*STORED DATA:*
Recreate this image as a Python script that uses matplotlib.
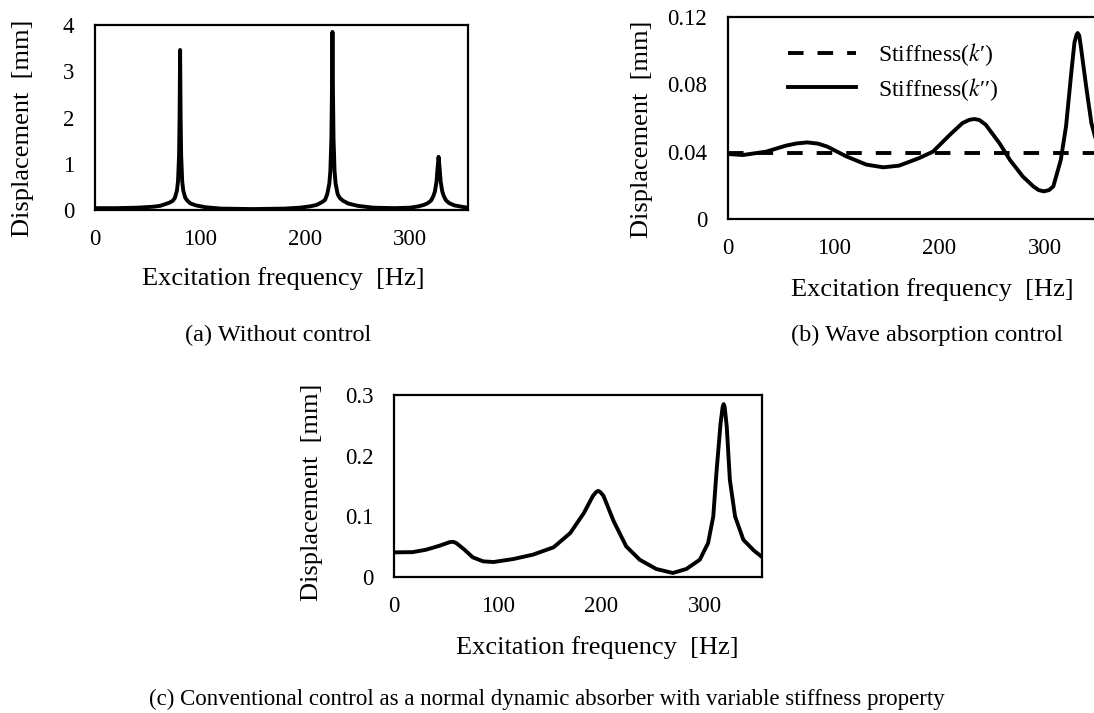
import matplotlib
matplotlib.use("Agg")
import matplotlib.pyplot as plt

plt.rcParams['font.family'] = ['Liberation Serif', 'DejaVu Serif']
plt.rcParams['mathtext.fontset'] = 'stix'

# ---------------- data ----------------
freq_a = [0, 20, 40, 55, 62, 66, 71, 74, 76, 78, 79, 80, 80.5, 81, 81.5, 82, 83, 84, 86, 88,
          91, 96, 105, 120, 150, 180, 195, 205, 211, 216, 219, 221, 223, 224, 225, 225.5, 226,
          226.5, 227, 228, 229, 231, 233, 236, 241, 250, 265, 285, 300, 308, 313, 316, 318,
          320, 322, 323.5, 325, 326, 327, 328, 329, 330.5, 332, 334, 337, 342, 349, 355]
disp_a = [0.04, 0.04, 0.05, 0.07, 0.09, 0.12, 0.16, 0.2, 0.26, 0.42, 0.62, 1.18, 2.0, 3.46, 2.0,
          1.18, 0.62, 0.42, 0.26, 0.2, 0.14, 0.1, 0.06, 0.03, 0.02, 0.03, 0.05, 0.08, 0.11, 0.17,
          0.22, 0.34, 0.57, 0.84, 1.56, 2.55, 3.85, 2.55, 1.56, 0.84, 0.57, 0.34, 0.26, 0.2, 0.14,
          0.09, 0.05, 0.04, 0.05, 0.08, 0.11, 0.14, 0.17, 0.21, 0.3, 0.4, 0.61, 0.9, 1.15, 0.9,
          0.61, 0.4, 0.3, 0.21, 0.15, 0.1, 0.07, 0.05]

freq_b = [0, 14, 36, 55, 65, 75, 85, 94, 112, 131, 147, 162, 181, 194, 210, 222, 228, 233, 238,
          244, 257, 267, 279, 289, 294, 299, 304, 308, 315, 320, 325, 328, 330, 331, 332.5, 334,
          339, 344, 350, 355]
disp_b_k1 = [0.039, 0.039]          # Stiffness(k')
freq_b_k1 = [0, 355]
disp_b_k2 = [0.0386, 0.038, 0.040, 0.0436, 0.0449, 0.0455, 0.0448, 0.043, 0.0372, 0.0323,
             0.0307, 0.0317, 0.0362, 0.040, 0.050, 0.057, 0.0588, 0.0594, 0.0588, 0.056, 0.045,
             0.035, 0.0253, 0.0194, 0.0172, 0.0164, 0.0172, 0.0194, 0.035, 0.055, 0.087, 0.105,
             0.1095, 0.1105, 0.109, 0.1026, 0.079, 0.057, 0.043, 0.037]

freq_c = [0, 18, 31, 44, 54, 57, 60, 68, 76, 86, 96, 115, 134, 154, 170, 183, 192, 195, 197,
          199, 202, 212, 224, 237, 253, 269, 282, 295, 303, 308, 311, 315, 317, 318, 319, 321,
          324, 329, 337, 347, 355]
disp_c = [0.0406, 0.041, 0.045, 0.0516, 0.0576, 0.058, 0.056, 0.045, 0.0324, 0.0258, 0.0247,
          0.0296, 0.0368, 0.049, 0.0724, 0.105, 0.134, 0.140, 0.142, 0.140, 0.134, 0.0916,
          0.0505, 0.0285, 0.0132, 0.0066, 0.0132, 0.0285, 0.056, 0.10, 0.171, 0.253, 0.280,
          0.285, 0.280, 0.248, 0.16, 0.10, 0.0614, 0.0439, 0.033]

xticks = [0, 100, 200, 300]
xticklabels = ["0", "100", "200", "300"]
yticks_a = [0, 1, 2, 3, 4]
yticklabels_a = ["0", "1", "2", "3", "4"]
yticks_b = [0, 0.04, 0.08, 0.12]
yticklabels_b = ["0", "0.04", "0.08", "0.12"]
yticks_c = [0, 0.1, 0.2, 0.3]
yticklabels_c = ["0", "0.1", "0.2", "0.3"]

xlabel = "Excitation frequency  [Hz]"
ylabel = "Displacement  [mm]"
captions = ["(a) Without control", "(b) Wave absorption control",
            "(c) Conventional control as a normal dynamic absorber with variable stiffness property"]
legend_labels = ["Stiffness($k$\u2032)", "Stiffness($k$\u2032\u2032)"]

# ---------------- layout ----------------
W, H = 1094, 713
fig = plt.figure(figsize=(W / 100, H / 100), dpi=100)


def add_ax(left, top, right, bottom):
    return fig.add_axes([left / W, 1 - bottom / H, (right - left) / W, (bottom - top) / H])


LW = 2.8
TICK_FS = 16.5
LABEL_FS = 19


def style(ax, yticks, yticklabels, ylim, xl_pos, yl_pos):
    ax.set_xlim(0, 355)
    ax.set_ylim(*ylim)
    ax.set_xticks(xticks)
    ax.set_xticklabels(xticklabels, fontsize=TICK_FS)
    ax.set_yticks(yticks)
    ax.set_yticklabels(yticklabels, fontsize=TICK_FS)
    ax.tick_params(axis='both', length=0)
    ax.tick_params(axis='x', pad=14)
    ax.tick_params(axis='y', pad=15)
    for s in ax.spines.values():
        s.set_linewidth(1.6)
        s.set_color('black')
    ax.set_xlabel(xlabel, fontsize=LABEL_FS, va='center')
    ax.xaxis.set_label_coords(*xl_pos)
    ax.set_ylabel(ylabel, fontsize=LABEL_FS, va='center')
    ax.yaxis.set_label_coords(*yl_pos)


# (a)
ax_a = add_ax(95, 25, 468, 210)
ax_a.plot(freq_a, disp_a, color='black', lw=LW, solid_joinstyle='round')
style(ax_a, yticks_a, yticklabels_a, (0, 4), (0.504, -0.368), (-0.193, 0.44))

# (b)
ax_b = add_ax(728, 17, 1103, 219)
ax_b.plot(freq_b_k1, disp_b_k1, color='black', lw=LW, dashes=(4.0, 3.6), label=legend_labels[0])
ax_b.plot(freq_b, disp_b_k2, color='black', lw=LW, solid_joinstyle='round', label=legend_labels[1])
style(ax_b, yticks_b, yticklabels_b, (0, 0.12), (0.544, -0.351), (-0.229, 0.446))
ax_b.legend(loc='upper left', bbox_to_anchor=(0.16, 0.88), frameon=False, fontsize=17,
            handlelength=2.9, handletextpad=0.9, labelspacing=0.32, borderpad=0,
            borderaxespad=0)

# (c)
ax_c = add_ax(394, 395, 762, 577)
ax_c.plot(freq_c, disp_c, color='black', lw=LW, solid_joinstyle='round')
style(ax_c, yticks_c, yticklabels_c, (0, 0.3), (0.552, -0.39), (-0.223, 0.467))

# captions
fig.text(278 / W, 1 - 335 / H, captions[0], ha='center', va='center', fontsize=17.5)
fig.text(927 / W, 1 - 335 / H, captions[1], ha='center', va='center', fontsize=17.5)
fig.text(547 / W, 1 - 699 / H, captions[2], ha='center', va='center', fontsize=16.5)

fig.savefig("out.png", dpi=100)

*SET EXERCISE:*
Omitting all pictures, restate exactly the lines of the material from its start through the line that contains "0.285, 0.280, 0.248, 0.16, 0.10, 0.0614, 0.0439, 0.033]".

*FINISHED ANSWER:*
Recreate this image as a Python script that uses matplotlib.
import matplotlib
matplotlib.use("Agg")
import matplotlib.pyplot as plt

plt.rcParams['font.family'] = ['Liberation Serif', 'DejaVu Serif']
plt.rcParams['mathtext.fontset'] = 'stix'

# ---------------- data ----------------
freq_a = [0, 20, 40, 55, 62, 66, 71, 74, 76, 78, 79, 80, 80.5, 81, 81.5, 82, 83, 84, 86, 88,
          91, 96, 105, 120, 150, 180, 195, 205, 211, 216, 219, 221, 223, 224, 225, 225.5, 226,
          226.5, 227, 228, 229, 231, 233, 236, 241, 250, 265, 285, 300, 308, 313, 316, 318,
          320, 322, 323.5, 325, 326, 327, 328, 329, 330.5, 332, 334, 337, 342, 349, 355]
disp_a = [0.04, 0.04, 0.05, 0.07, 0.09, 0.12, 0.16, 0.2, 0.26, 0.42, 0.62, 1.18, 2.0, 3.46, 2.0,
          1.18, 0.62, 0.42, 0.26, 0.2, 0.14, 0.1, 0.06, 0.03, 0.02, 0.03, 0.05, 0.08, 0.11, 0.17,
          0.22, 0.34, 0.57, 0.84, 1.56, 2.55, 3.85, 2.55, 1.56, 0.84, 0.57, 0.34, 0.26, 0.2, 0.14,
          0.09, 0.05, 0.04, 0.05, 0.08, 0.11, 0.14, 0.17, 0.21, 0.3, 0.4, 0.61, 0.9, 1.15, 0.9,
          0.61, 0.4, 0.3, 0.21, 0.15, 0.1, 0.07, 0.05]

freq_b = [0, 14, 36, 55, 65, 75, 85, 94, 112, 131, 147, 162, 181, 194, 210, 222, 228, 233, 238,
          244, 257, 267, 279, 289, 294, 299, 304, 308, 315, 320, 325, 328, 330, 331, 332.5, 334,
          339, 344, 350, 355]
disp_b_k1 = [0.039, 0.039]          # Stiffness(k')
freq_b_k1 = [0, 355]
disp_b_k2 = [0.0386, 0.038, 0.040, 0.0436, 0.0449, 0.0455, 0.0448, 0.043, 0.0372, 0.0323,
             0.0307, 0.0317, 0.0362, 0.040, 0.050, 0.057, 0.0588, 0.0594, 0.0588, 0.056, 0.045,
             0.035, 0.0253, 0.0194, 0.0172, 0.0164, 0.0172, 0.0194, 0.035, 0.055, 0.087, 0.105,
             0.1095, 0.1105, 0.109, 0.1026, 0.079, 0.057, 0.043, 0.037]

freq_c = [0, 18, 31, 44, 54, 57, 60, 68, 76, 86, 96, 115, 134, 154, 170, 183, 192, 195, 197,
          199, 202, 212, 224, 237, 253, 269, 282, 295, 303, 308, 311, 315, 317, 318, 319, 321,
          324, 329, 337, 347, 355]
disp_c = [0.0406, 0.041, 0.045, 0.0516, 0.0576, 0.058, 0.056, 0.045, 0.0324, 0.0258, 0.0247,
          0.0296, 0.0368, 0.049, 0.0724, 0.105, 0.134, 0.140, 0.142, 0.140, 0.134, 0.0916,
          0.0505, 0.0285, 0.0132, 0.0066, 0.0132, 0.0285, 0.056, 0.10, 0.171, 0.253, 0.280,
          0.285, 0.280, 0.248, 0.16, 0.10, 0.0614, 0.0439, 0.033]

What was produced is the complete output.